Call me a worrywart if you will, but I learned my lesson when Hurricane Hugo blew itself out in Southwest Virginia a few years back. Who would have thought we needed to concern ourselves with a hurricane, tucked away as we are in our peaceful Appalachian hollow?

While hurricanes may be rare for this part of the country, snowstorms, as we know all too well, are a distinct possibility.

After the hurricane finished with us, we were without power for five days. It was no problem for the first few hours and even kind of romantic the first evening, what with the lanterns and candles. We welcomed getting back to the basics. It would be fun, we thought, like camping at home.

By the second day, however, the novelty began to wear thin. I found that reading by candlelight for any extended length of time is next to impossible. And while Coleman lanterns make enough light, they also make a lot of noise. What sounds like a comforting whisper when you're camping becomes an irritating roar when it's inside a house.

I sometimes like to give in to the idea that we're roughing it out here in our rustic little cabin in the woods, but even a medium-size limb across a power line quickly brings an end to such an idle illusion.

We've got one of those little TVs with the 5-inch screens, an emergency backup should the big one go out unexpectedly. In addition to running on household current, it also runs on flashlight batteries or, if needed, plugs into the cigarette lighter in the car. Although I hate to admit it, by the third day we eagerly burned through 10 bucks worth of flashlight batteries watching the darned thing.

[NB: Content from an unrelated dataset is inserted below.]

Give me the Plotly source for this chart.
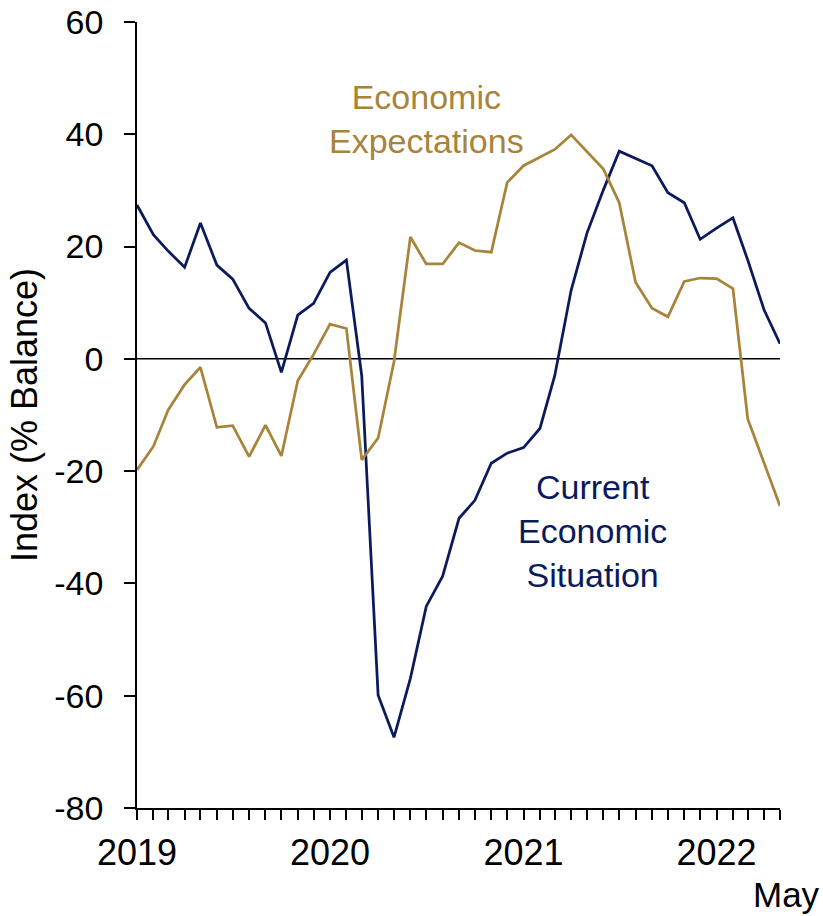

We were like moths around a candle. When the batteries started to go and the picture began to fade, we gathered closer to the tiny screen, desperately draining every last bit of energy from what seemed our only link to the civilized world. When the screen finally blinked out, it was as though we had been abandoned to the void.

We also found that campstove meals lose any variety they might have had at the start and rapidly degenerate into bean-and-weenie variations: beans and weenies over rolls, beans and weenies with tomatoes, etc.

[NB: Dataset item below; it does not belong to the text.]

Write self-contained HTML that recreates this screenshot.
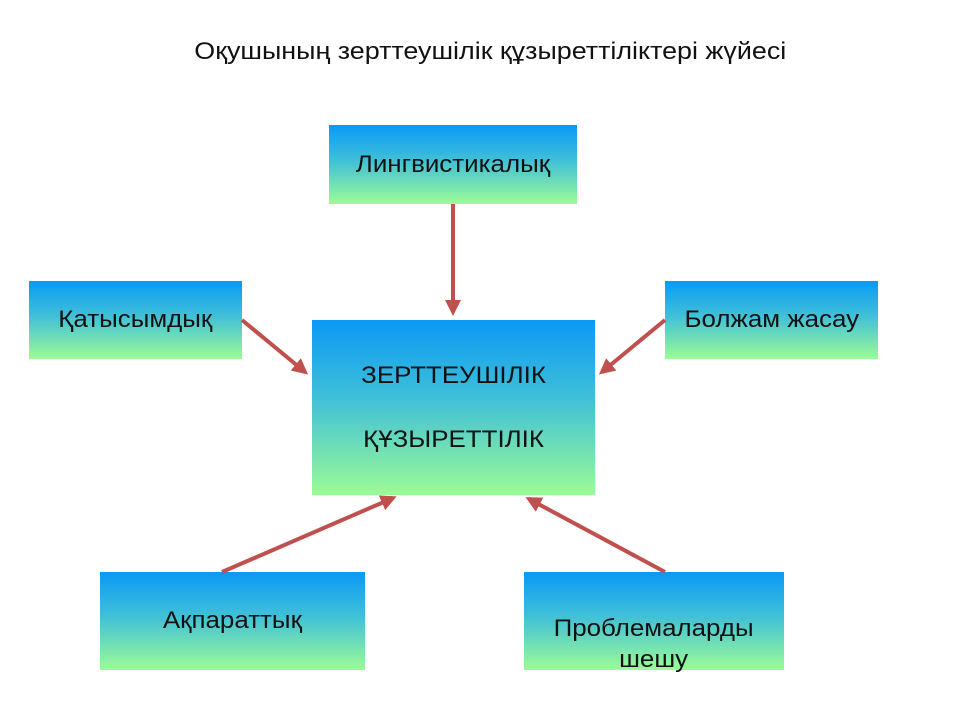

By the end of the fourth day, we were ready to call it quits and head for a motel. When the power was restored on the fifth day, we were only too happy to re-establish our links with the modern world.

As a result of that storm three years ago, I harbor no romantic illusions about what it might be like to live up this hollow without the advantages of our electric age. Still, I like to believe there's just a smidgeon of the rugged survivalist somewhere deep down inside me.

Perhaps I can connect with it if I split and stack some wood in preparation for the approaching storm. Yeah, that's the ticket. Real back-to-the-basics stuff.

I'll do it right after I pop a lunch in the microwave and catch an update on the weather from CNN.

Steve Kark is an instructor at Virginia Tech and a correspondent for the Roanoke Times & World-News. He writes from his home in scenic Rye Hollow, in a remote part of Giles County south of Pearisburg.